Imber, Naphtali Herz
IMBER, NAPHTALI HERZ
IMBER, NAPHTALI HERZ (1856–1909), poet and author of "*Ha-Tikvah" ("The Hope"), the Zionist and later the Israel national anthem. He was born in Galicia where he received an intensive traditional but no secular education. Imber went to Palestine with Laurence *Oliphant, a Christian Zionist whom he met in Constantinople in 1882 and whom he served as secretary and adviser on Jewish affairs in Palestine (1882–88). In 1888, he returned to Europe but soon his restless nature took him back to the East and he wandered as far as Bombay. In India, as in Palestine, he was wooed by missionaries and was later accused of apostasy. Even Israel *Zangwill, with whom he became friendly in London, believed that Imber converted to Christianity in order to escape starvation. Imber inspired the character of Melchizedek in Zangwill's novel Children of the Ghetto. In 1892 he went to the United States and traveled throughout the land. After a brief visit to London, he returned to America where he spent the rest of his life in squalor, misery, and alcoholism. Fortunately, the poet again found a patron; this time in the person of Judge Mayer *Sulzberger, who gave him a monthly subvention.

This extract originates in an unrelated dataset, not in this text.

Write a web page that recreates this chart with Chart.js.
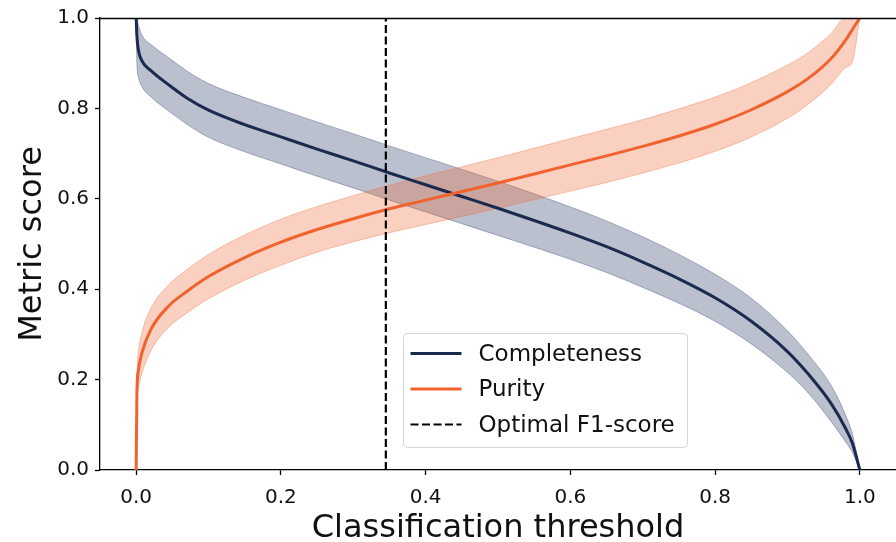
<!DOCTYPE html>
<html>
<head>
<meta charset="utf-8">
<script src="https://cdn.jsdelivr.net/npm/chart.js@4.4.1/dist/chart.umd.min.js"></script>
<style>
  html, body { margin: 0; padding: 0; background: #fff; overflow: hidden; }
  #wrap { width: 896px; height: 542px; position: relative; }
</style>
</head>
<body>
<div id="wrap"><canvas id="metricChart"></canvas></div>
<script>
// classification thresholds (x) and the curves
const thresholds = [0, 0.001, 0.003, 0.008, 0.02, 0.045, 0.07, 0.1, 0.15, 0.2, 0.25, 0.3, 0.35, 0.4, 0.45,
  0.5, 0.55, 0.6, 0.65, 0.7, 0.75, 0.8, 0.85, 0.9, 0.93, 0.96, 0.98, 0.99, 1.0];

const completeness = [1.0, 0.96, 0.93, 0.905, 0.884, 0.852, 0.823, 0.796, 0.764, 0.737, 0.71, 0.684, 0.657, 0.631, 0.605,
  0.579, 0.552, 0.524, 0.494, 0.46, 0.423, 0.381, 0.329, 0.262, 0.21, 0.148, 0.093, 0.058, 0.0];
const completenessHigh = [1.0, 1.0, 0.985, 0.962, 0.942, 0.912, 0.883, 0.855, 0.824, 0.797, 0.77, 0.744, 0.717, 0.691, 0.665,
  0.639, 0.611, 0.582, 0.551, 0.516, 0.477, 0.433, 0.38, 0.308, 0.253, 0.188, 0.123, 0.078, 0.0];
const completenessLow = [1.0, 0.9, 0.87, 0.848, 0.826, 0.794, 0.765, 0.736, 0.704, 0.677, 0.65, 0.624, 0.597, 0.571, 0.545,
  0.519, 0.493, 0.466, 0.437, 0.404, 0.369, 0.329, 0.279, 0.216, 0.168, 0.108, 0.063, 0.038, 0.0];

const purity = [0.0, 0.17, 0.22, 0.259, 0.31, 0.363, 0.395, 0.428, 0.47, 0.504, 0.532, 0.556, 0.578, 0.597, 0.616,
  0.635, 0.655, 0.675, 0.695, 0.716, 0.739, 0.765, 0.797, 0.837, 0.868, 0.91, 0.95, 0.975, 1.0];
const purityHigh = [0.0, 0.2, 0.26, 0.304, 0.357, 0.41, 0.443, 0.477, 0.52, 0.555, 0.583, 0.607, 0.63, 0.651, 0.671,
  0.691, 0.712, 0.733, 0.754, 0.775, 0.799, 0.825, 0.857, 0.896, 0.925, 0.965, 1.0, 1.0, 1.0];
const purityLow = [0.0, 0.14, 0.18, 0.214, 0.263, 0.316, 0.347, 0.379, 0.42, 0.453, 0.482, 0.505, 0.525, 0.543, 0.561,
  0.579, 0.598, 0.617, 0.636, 0.657, 0.679, 0.705, 0.737, 0.778, 0.811, 0.853, 0.89, 0.905, 1.0];

const optimalThreshold = 0.345;

const xTicks = [0, 0.2, 0.4, 0.6, 0.8, 1.0];
const yTicks = [0, 0.2, 0.4, 0.6, 0.8, 1.0];

const NAVY = '#1b2a4f';
const ORANGE = '#f0632e';
const NAVY_BAND = 'rgba(40, 58, 100, 0.32)';
const NAVY_EDGE = 'rgba(40, 58, 100, 0.35)';
const ORANGE_BAND = 'rgba(240, 100, 50, 0.3)';
const ORANGE_EDGE = 'rgba(240, 100, 50, 0.35)';
const FONT = "'DejaVu Sans', sans-serif";

function pts(arr) {
  return thresholds.map((x, i) => ({x: x, y: arr[i]}));
}

const bandStyle = {
  pointRadius: 0,
  borderWidth: 1,
  cubicInterpolationMode: 'monotone',
  label: ''
};

const data = {
  datasets: [
    { ...bandStyle, data: pts(completenessLow), borderColor: NAVY_EDGE, fill: false, order: 10 },
    { ...bandStyle, data: pts(completenessHigh), borderColor: NAVY_EDGE, backgroundColor: NAVY_BAND, fill: '-1', order: 10 },
    { ...bandStyle, data: pts(purityLow), borderColor: ORANGE_EDGE, fill: false, order: 9 },
    { ...bandStyle, data: pts(purityHigh), borderColor: ORANGE_EDGE, backgroundColor: ORANGE_BAND, fill: '-1', order: 9 },
    {
      label: 'Completeness',
      data: pts(completeness),
      borderColor: NAVY,
      borderWidth: 3,
      pointRadius: 0,
      cubicInterpolationMode: 'monotone',
      order: 2
    },
    {
      label: 'Purity',
      data: pts(purity),
      borderColor: ORANGE,
      borderWidth: 3,
      pointRadius: 0,
      cubicInterpolationMode: 'monotone',
      order: 1
    },
    {
      label: 'Optimal F1-score',
      data: [{x: optimalThreshold, y: 0}, {x: optimalThreshold, y: 1}],
      borderColor: '#000',
      borderWidth: 2.2,
      borderDash: [8, 3.5],
      pointRadius: 0,
      order: 0
    }
  ]
};

// top spine + matplotlib style legend box
const frameAndLegend = {
  id: 'frameAndLegend',
  afterDraw(chart) {
    const {ctx, chartArea} = chart;
    ctx.save();
    ctx.strokeStyle = '#000';
    ctx.lineWidth = 1.3;
    ctx.beginPath();
    ctx.moveTo(chartArea.left, chartArea.top + 0.5);
    ctx.lineTo(chartArea.right, chartArea.top + 0.5);
    ctx.stroke();

    const items = chart.data.datasets.filter(d => d.label);
    const bx = chartArea.left + 303.5, by = chartArea.top + 315.5, bw = 284, bh = 114, r = 4;
    ctx.beginPath();
    ctx.roundRect(bx, by, bw, bh, r);
    ctx.fillStyle = 'rgba(255,255,255,0.8)';
    ctx.fill();
    ctx.strokeStyle = '#d4d4d4';
    ctx.lineWidth = 1;
    ctx.stroke();

    ctx.font = '23px ' + FONT;
    ctx.textBaseline = 'middle';
    ctx.textAlign = 'left';
    items.forEach((d, i) => {
      const y = by + 20 + i * 35.5;
      ctx.beginPath();
      ctx.strokeStyle = d.borderColor;
      ctx.lineWidth = d.borderWidth;
      ctx.setLineDash(d.borderDash || []);
      ctx.moveTo(bx + 7, y);
      ctx.lineTo(bx + 58, y);
      ctx.stroke();
      ctx.setLineDash([]);
      ctx.fillStyle = '#111';
      ctx.fillText(d.label, bx + 75, y + 1.5);
    });
    ctx.restore();
  }
};

const config = {
  type: 'line',
  data: data,
  options: {
    responsive: true,
    maintainAspectRatio: false,
    animation: false,
    devicePixelRatio: 1,
    layout: { padding: { top: 18, right: 0, left: 0, bottom: 0 } },
    plugins: {
      legend: { display: false },
      tooltip: { enabled: false }
    },
    scales: {
      x: {
        type: 'linear',
        min: -0.05,
        max: 1.05,
        afterBuildTicks: (scale) => { scale.ticks = xTicks.map(v => ({value: v})); },
        afterFit: (scale) => { scale.height = 72; },
        ticks: {
          autoSkip: false,
          maxRotation: 0,
          padding: 11,
          color: '#111',
          font: { family: FONT, size: 20 },
          callback: (v) => Number(v).toFixed(1)
        },
        grid: { drawOnChartArea: false, drawTicks: true, tickLength: 5, tickWidth: 1.3, tickColor: '#000' },
        border: { display: true, color: '#000', width: 1.3 },
        title: {
          display: true,
          text: 'Classification threshold',
          color: '#111',
          font: { family: FONT, size: 32, lineHeight: 0.85 },
          padding: 0
        }
      },
      y: {
        min: 0,
        max: 1,
        afterBuildTicks: (scale) => { scale.ticks = yTicks.map(v => ({value: v})); },
        afterFit: (scale) => { scale.width = 100; },
        ticks: {
          padding: 6,
          color: '#111',
          font: { family: FONT, size: 20 },
          callback: (v) => Number(v).toFixed(1)
        },
        grid: { drawOnChartArea: false, drawTicks: true, tickLength: 5, tickWidth: 1.3, tickColor: '#000' },
        border: { display: true, color: '#000', width: 1.3 },
        title: {
          display: true,
          text: 'Metric score',
          color: '#111',
          font: { family: FONT, size: 32, lineHeight: 0.85 },
          padding: { top: 19, bottom: 0 }
        }
      }
    }
  },
  plugins: [frameAndLegend]
};

const metricChart = new Chart(document.getElementById('metricChart'), config);
</script>
</body>
</html>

Imber's colorful personality attracted Amanda Katie, a Protestant physician of high intellect and of unusual charm. She converted to Judaism and married him, but after a brief interval of happiness, their marriage was dissolved. Tikvatenu (later changed to Ha-Tikvah) appeared in his first volume of poems Barkai ("Dawn") and is dated "Jerusalem 1884." In his second volume of poems, Barkai he-Ḥadash ("The New Dawn"), published in 1900 by his devoted brother Shemaryahu, there was a poem dedicated to his wife ("Shir ha-Shirim"). Imber published part of his biography in the Jewish Standard (London), and it was republished by G. Yardeni-Agmon in D. Carpi (ed.), Ha-Ẓiyyonut (1970), 357–462. In 1905, his Hebrew translation of Fitzgerald's Rubāiyāt of Omar Khayyām was published under the title Ha-Kos ("The Cup"). Imber also translated some of his own poems into English and wrote several tracts in English on talmudic literature. For English translations of his works, see Goell, Bibliography, 30.
bibliography:
Mivḥar Kitvei Naftali Herẓ Imber (1929), includes a biography of the poet by Shemaryahu Imber; D. Sadan (ed.), Kol Shirei Naftali Herẓ Imber (1950); Waxman, Literature, 4 (19602), 206f.; E. Silberschlag, in: Judaism, 5 (1956), 147–59. add. bibliography: B. Winehouse, "N. Herz ('Hertzele') Imber," in: Jewish Quarterly, 24/3 (1976), 6–9; Y. Enav, "Mikhtavim shel Imber el Zangwill," in: Ha-Ẓiyyonut, 4 (1976), 363–90; Y. Kabakov, "Me-Iggerotav shel N.H. Imber," in: Ha-Do'ar 58, 36 (1978), 611–13; Y. Kabakov, "N.H. Imber be-Eynei Doro," in: Ha-Do'ar, 59/1 (1980), 8–9; 59, 2 (1980), 23–25; N. Rogel, "Be-Ikvot N.H. Imber be-Ereẓ Yisrael," in: Kivunim, 44 (1994), 115–25; Y. Frenkel, "Od lo avdah Tikavateinu," in: Ha-Ummah 128 (1997), 408–12; G. Nahshon, "Ha-Tadmit shel Yehudei Teiman be-Eynav shel N.H.Imber," in: Moznayim 71, 3 (1998), 19–20.